In Paul’s second letter to the church in Corinth, something Paul had written previously caused the church sorrow. Paul says he regretted it at first. His goal wasn’t to cause hurt. But after reconsidering and observing where the sorrow has led, he no longer regrets the “godly sorrow” because of the fruit it produced.
Life in the valleys is challenging. Sorrow and suffering are realities we have to acknowledge. Pain is a real thing and we have to bear it with honesty and truth. God only authorizes circumstances we can handle and is always there to help us through.
“Worldly” sorrow brings death; it is an end. It kills. Sorrow according to the world’s standards leads to nothingness, to oblivion. It is pain for pain’s sake.
But “godly” sorrow leads to life. It produces fruit, spurs action, and strengthens character.

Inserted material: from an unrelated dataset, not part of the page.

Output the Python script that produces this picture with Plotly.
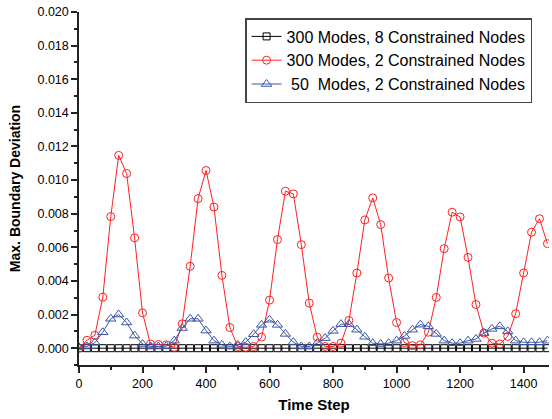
import plotly.graph_objects as go

time_step = [i * 25 for i in range(60)]

modes300_8nodes = [0.0] * 60

modes300_2nodes = [
    0.0000, 0.00047, 0.00077, 0.00304, 0.00783, 0.01147, 0.01039, 0.00656, 0.00210, 0.00025,
    0.00022, 0.00020, 0.00005, 0.00145, 0.00487, 0.00890, 0.01057, 0.00840, 0.00433, 0.00123,
    0.00010, 0.00005, 0.00010, 0.00066, 0.00286, 0.00646, 0.00934, 0.00918, 0.00616, 0.00268,
    0.00066, 0.00010, 0.00010, 0.00030, 0.00165, 0.00447, 0.00763, 0.00894, 0.00735, 0.00417,
    0.00153, 0.00033, 0.00015, 0.00020, 0.00095, 0.00302, 0.00592, 0.00809, 0.00781, 0.00540,
    0.00260, 0.00090, 0.00030, 0.00025, 0.00070, 0.00205, 0.00447, 0.00690, 0.00770, 0.00622,
]

modes50_2nodes = [
    0.00005, 0.00010, 0.00033, 0.00095, 0.00175, 0.00200, 0.00153, 0.00075, 0.00025, 0.00010,
    0.00010, 0.00012, 0.00045, 0.00120, 0.00175, 0.00175, 0.00105, 0.00045, 0.00020, 0.00010,
    0.00020, 0.00036, 0.00083, 0.00139, 0.00169, 0.00139, 0.00085, 0.00036, 0.00010, 0.00010,
    0.00030, 0.00060, 0.00103, 0.00143, 0.00143, 0.00110, 0.00068, 0.00030, 0.00025, 0.00030,
    0.00045, 0.00073, 0.00110, 0.00140, 0.00130, 0.00085, 0.00045, 0.00030, 0.00030, 0.00045,
    0.00055, 0.00090, 0.00115, 0.00130, 0.00100, 0.00045, 0.00035, 0.00035, 0.00035, 0.00045,
]

series_names = [
    "300 Modes, 8 Constrained Nodes",
    "300 Modes, 2 Constrained Nodes",
    " 50  Modes, 2 Constrained Nodes",
]

FONT = "Liberation Sans, Arial, sans-serif"

fig = go.Figure()
fig.add_trace(go.Scatter(
    x=time_step, y=modes300_8nodes, name=series_names[0], mode="lines+markers",
    line=dict(color="#000000", width=1),
    marker=dict(symbol="square-open", size=7, color="#000000", line=dict(width=1)),
))
fig.add_trace(go.Scatter(
    x=time_step, y=modes300_2nodes, name=series_names[1], mode="lines+markers",
    line=dict(color="#ff2020", width=1),
    marker=dict(symbol="circle-open", size=8, color="#ff2020", line=dict(width=1)),
))
fig.add_trace(go.Scatter(
    x=time_step, y=modes50_2nodes, name=series_names[2], mode="lines+markers",
    line=dict(color="#3a55a8", width=1),
    marker=dict(symbol="triangle-up-open", size=9, color="#3a55a8", line=dict(width=1)),
))

axis_common = dict(
    showgrid=False, zeroline=False, showline=True, linecolor="#222222", linewidth=1.5,
    ticks="outside", ticklen=6, tickwidth=1.5, tickcolor="#222222",
    tickfont=dict(family=FONT, size=12.5, color="#000000"),
)

fig.update_xaxes(
    range=[0, 1480], dtick=200, tick0=0,
    minor=dict(ticks="outside", ticklen=3, dtick=100, tick0=0, tickcolor="#222222", tickwidth=1.5),
    title=dict(text="<b>Time Step</b>", font=dict(family=FONT, size=15, color="#000000"), standoff=10),
    **axis_common,
)
fig.update_yaxes(
    range=[-0.001, 0.020], dtick=0.002, tick0=0, tickformat=".3f",
    minor=dict(ticks="outside", ticklen=3, dtick=0.001, tick0=0, tickcolor="#222222", tickwidth=1.5),
    title=dict(text="<b>Max. Boundary Deviation</b>", font=dict(family=FONT, size=14, color="#000000"), standoff=14),
    **axis_common,
)

fig.update_layout(
    width=552, height=419,
    margin=dict(l=79, r=3, t=12, b=54, autoexpand=False),
    paper_bgcolor="white", plot_bgcolor="white",
    showlegend=True,
    legend=dict(
        x=0.964, y=0.983, xanchor="right", yanchor="top",
        bordercolor="#444444", borderwidth=1.5, bgcolor="white",
        font=dict(family=FONT, size=16, color="#000000"),
        tracegroupgap=0, itemwidth=30,
    ),
)

fig.write_html(
    "out.html",
    config={"displayModeBar": False},
    post_script="document.body.style.margin='0';document.body.style.padding='0';",
)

The difference between worldly sorrow and godly sorrow is not specific kinds of circumstances, it is what we make of it. What we allow it to show us. What it makes us earnest for. What kind of alarm it brings.
Valleys are a reality in our lives. We have to go through them. It would be a shame to waste the valleys of our lives. Valleys are an opportunity for growth, development, and productivity. The seeds of life are often sown in the valley, where our eyes are opened to new possibilities.
Like the people of Corinth, we choose what to make of our valleys. Will they usher repentance, eagerness, and longing? Or will they be an end to themselves. If we align with the perspective of God, we allow our sufferings to be a part of the journey rather than the final say.
“Godly sorrow brings repentance that leads to salvation and leaves no regret, but worldly sorrow brings death. See what this godly sorrow has produced in you: what earnestness, what eagerness to clear yourselves, what indignation, what alarm, what longing, what concern, what readiness to see justice done.”